UDC 327(73:510)
Biblid: 0543-3657, 74 (2023)
Vol. 74, No 1189, pp. 31-56
DOI: https://doi.org/10.18485/iipe_ria.2023.74.1189.2

Original article
Received: 01 Sep 2023
Accepted: 05 Oct 2023
CC BY-SA 4.0

FROM GLOBALISATION “FRIEND” TO GLOBAL “FOE”: THE EVOLUTION OF THE US STRATEGIC NARRATIVE ON CHINA’S RISE

MITIĆ Aleksandar (Research Fellow, Institute of International Politics and Economics, Belgrade, Serbia), aleksandar.mitic@diplomacy.bg.ac.rs

The United States’ strategic narrative on the rise of the People’s Republic of China (PRC) has evolved throughout a half-century of changing world orders and mutual perceptions of strategic intent. From the early 1970s and during the last two decades of the Cold War, the US saw a bipolar world in which it sought to assist China’s own rise as a partner in Soviet containment and economic globalisation.

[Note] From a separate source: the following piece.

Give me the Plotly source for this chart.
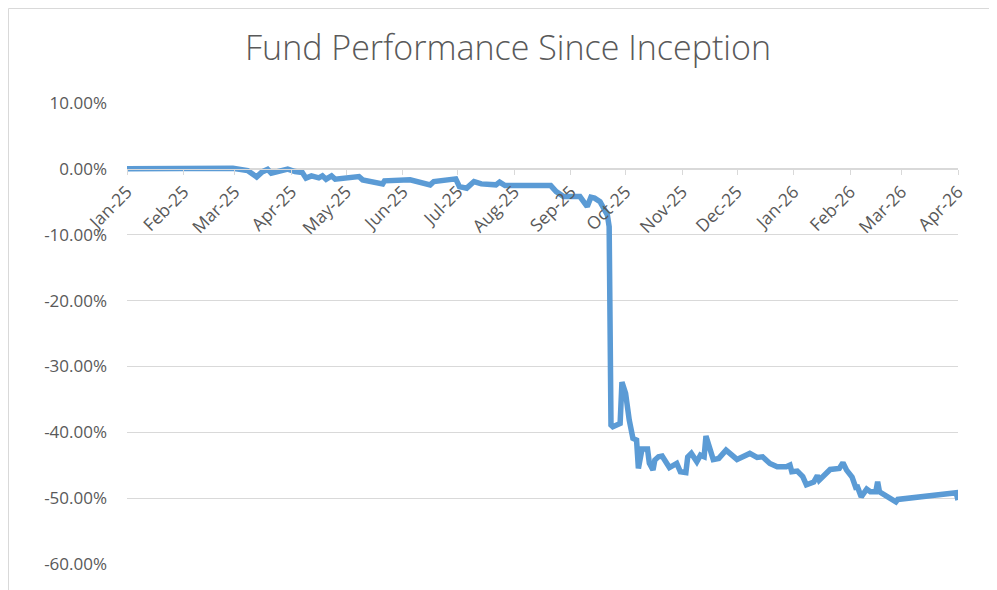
import plotly.graph_objects as go

dates = [
    "2025-01-01", "2025-01-19", "2025-02-10", "2025-02-19", "2025-02-28",
    "2025-03-08", "2025-03-13", "2025-03-16", "2025-03-19", "2025-03-21",
    "2025-03-25", "2025-03-30", "2025-04-03", "2025-04-07", "2025-04-09",
    "2025-04-12", "2025-04-16", "2025-04-18", "2025-04-20", "2025-04-23",
    "2025-04-25", "2025-05-08", "2025-05-10", "2025-05-21", "2025-05-22",
    "2025-06-05", "2025-06-16", "2025-06-18", "2025-06-30", "2025-07-02",
    "2025-07-06", "2025-07-10", "2025-07-14", "2025-07-22", "2025-07-24",
    "2025-07-27", "2025-08-21", "2025-08-24", "2025-08-28", "2025-09-01",
    "2025-09-02", "2025-09-06", "2025-09-08", "2025-09-10", "2025-09-12",
    "2025-09-14", "2025-09-17", "2025-09-21", "2025-09-22", "2025-09-23",
    "2025-09-24", "2025-09-28", "2025-09-29", "2025-10-01", "2025-10-03",
    "2025-10-05", "2025-10-07", "2025-10-08", "2025-10-10", "2025-10-13",
    "2025-10-14", "2025-10-16", "2025-10-17", "2025-10-19", "2025-10-21",
    "2025-10-23", "2025-10-25", "2025-10-29", "2025-10-31", "2025-11-03",
    "2025-11-04", "2025-11-06", "2025-11-09", "2025-11-11", "2025-11-13",
    "2025-11-14", "2025-11-16", "2025-11-18", "2025-11-21", "2025-11-25",
    "2025-12-01", "2025-12-05", "2025-12-08", "2025-12-12", "2025-12-15",
    "2025-12-19", "2025-12-23", "2025-12-28", "2025-12-30", "2025-12-31",
    "2026-01-03", "2026-01-06", "2026-01-08", "2026-01-12", "2026-01-14",
    "2026-01-15", "2026-01-21", "2026-01-26", "2026-01-28", "2026-01-30",
    "2026-02-02", "2026-02-04", "2026-02-05", "2026-02-07", "2026-02-10",
    "2026-02-12", "2026-02-15", "2026-02-16", "2026-02-17", "2026-02-26",
    "2026-02-27", "2026-03-31", "2026-04-01",
]

performance_pct = [
    0.00, 0.08, 0.15, 0.20, 0.08,
    -0.26, -1.22, -0.46, -0.08, -0.65,
    -0.41, -0.05, -0.41, -0.56, -1.41,
    -1.06, -1.37, -1.06, -1.57, -1.06,
    -1.57, -1.17, -1.67, -2.28, -1.82,
    -1.67, -2.43, -1.93, -1.52, -2.69,
    -2.93, -1.93, -2.28, -2.43, -2.02,
    -2.54, -2.54, -3.45, -4.21, -4.30,
    -4.21, -4.21, -4.97, -5.73, -4.30,
    -4.45, -4.97, -6.99, -8.77, -38.90,
    -39.16, -38.65, -32.37, -34.09, -38.15,
    -40.93, -41.19, -45.49, -42.55, -42.55,
    -44.68, -45.74, -44.22, -43.72, -43.62,
    -44.53, -45.36, -44.73, -46.00, -46.12,
    -43.77, -43.21, -44.48, -43.47, -43.72,
    -40.58, -42.10, -44.15, -43.97, -42.71,
    -44.12, -43.62, -43.21, -43.81, -43.72,
    -44.73, -45.24, -45.24, -44.98, -46.00,
    -45.90, -46.73, -47.98, -47.57, -46.58,
    -47.26, -45.64, -45.49, -44.60, -45.74,
    -46.81, -48.37, -48.33, -49.80, -48.63,
    -49.04, -49.04, -47.52, -49.04, -50.56,
    -50.20, -49.19, -50.30,
]

y_tick_values = [10, 0, -10, -20, -30, -40, -50, -60]
y_tick_labels = ["10.00%", "0.00%", "-10.00%", "-20.00%", "-30.00%",
                 "-40.00%", "-50.00%", "-60.00%"]

title_text = "Fund Performance Since Inception"

FONT = "Open Sans"
GRAY_TEXT = "#595959"
GRID = "#d9d9d9"

# page is offset by the browser's 8px body margin
L, T, PW, PH = 119, 95, 831, 461

fig = go.Figure()
fig.add_trace(go.Scatter(
    x=dates, y=performance_pct, mode="lines",
    line=dict(color="#5B9BD5", width=5.5, shape="linear"),
    showlegend=False, hoverinfo="skip",
))

y_min, y_max = -60, 10

fig.update_layout(
    width=997, height=590,
    margin=dict(l=L, r=997 - L - PW, t=T, b=590 - T - PH, pad=0),
    paper_bgcolor="white", plot_bgcolor="white",
    title=dict(text=title_text, x=500 / 997, xanchor="center",
               y=1 - 40 / 590, yanchor="middle", yref="container",
               font=dict(family=FONT, size=34, color=GRAY_TEXT, weight=300)),
    xaxis=dict(
        type="date", range=["2025-01-01", "2026-04-01"],
        tick0="2025-01-01", dtick="M1", tickformat="%b-%y",
        tickangle=-45, ticks="outside", ticklen=5, tickcolor=GRID,
        showgrid=False, showline=True, linecolor=GRID, linewidth=1,
        zeroline=False, anchor="free", position=(0 - y_min) / (y_max - y_min),
        tickfont=dict(family=FONT, size=17.5, color=GRAY_TEXT),
    ),
    yaxis=dict(
        range=[y_min, y_max], tickvals=y_tick_values, ticktext=y_tick_labels,
        showgrid=True, gridcolor=GRID, gridwidth=1, zeroline=False,
        showline=False, ticks="", ticklabelstandoff=19,
        tickfont=dict(family=FONT, size=17, color=GRAY_TEXT),
    ),
)

# chart-area border
fig.add_shape(type="rect", xref="paper", yref="paper",
              x0=(0.5 - L) / PW, x1=(985 - L) / PW,
              y0=(T + PH - 600) / PH, y1=(T + PH - 0.5) / PH,
              line=dict(color=GRID, width=1), fillcolor="rgba(0,0,0,0)",
              layer="below")

fig.write_html("out.html")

During its “unipolar moment” in the post-Cold War era, Washington maintained strong economic engagement but increasingly perceived Beijing as an uneasy partner and rising competitor. With the acknowledgement of the transition towards multipolarity, a bipartisan consensus emerged in Washington about the necessity to contain China’s rise as a global political and military power and to blunt its challenge to the “rules-based order” (RBO). The evolution from globalisation “friend” to global “foe” points to three directions of the current US strategic narrative on China’s rise: defending the RBO, de-coupling to secure Western-normed globalisation, and shaping the Indo-Pacific security environment. The paper concludes that while the US has succeeded in aligning the three forms of strategic narrative (system, identity, and policy), it faces considerable challenges, including from China’s counter-narratives.

Keywords: US foreign policy; China’s rise; USChina relations; Indo-Pacific; strategic narrative; strategic communication; multipolarity; containment.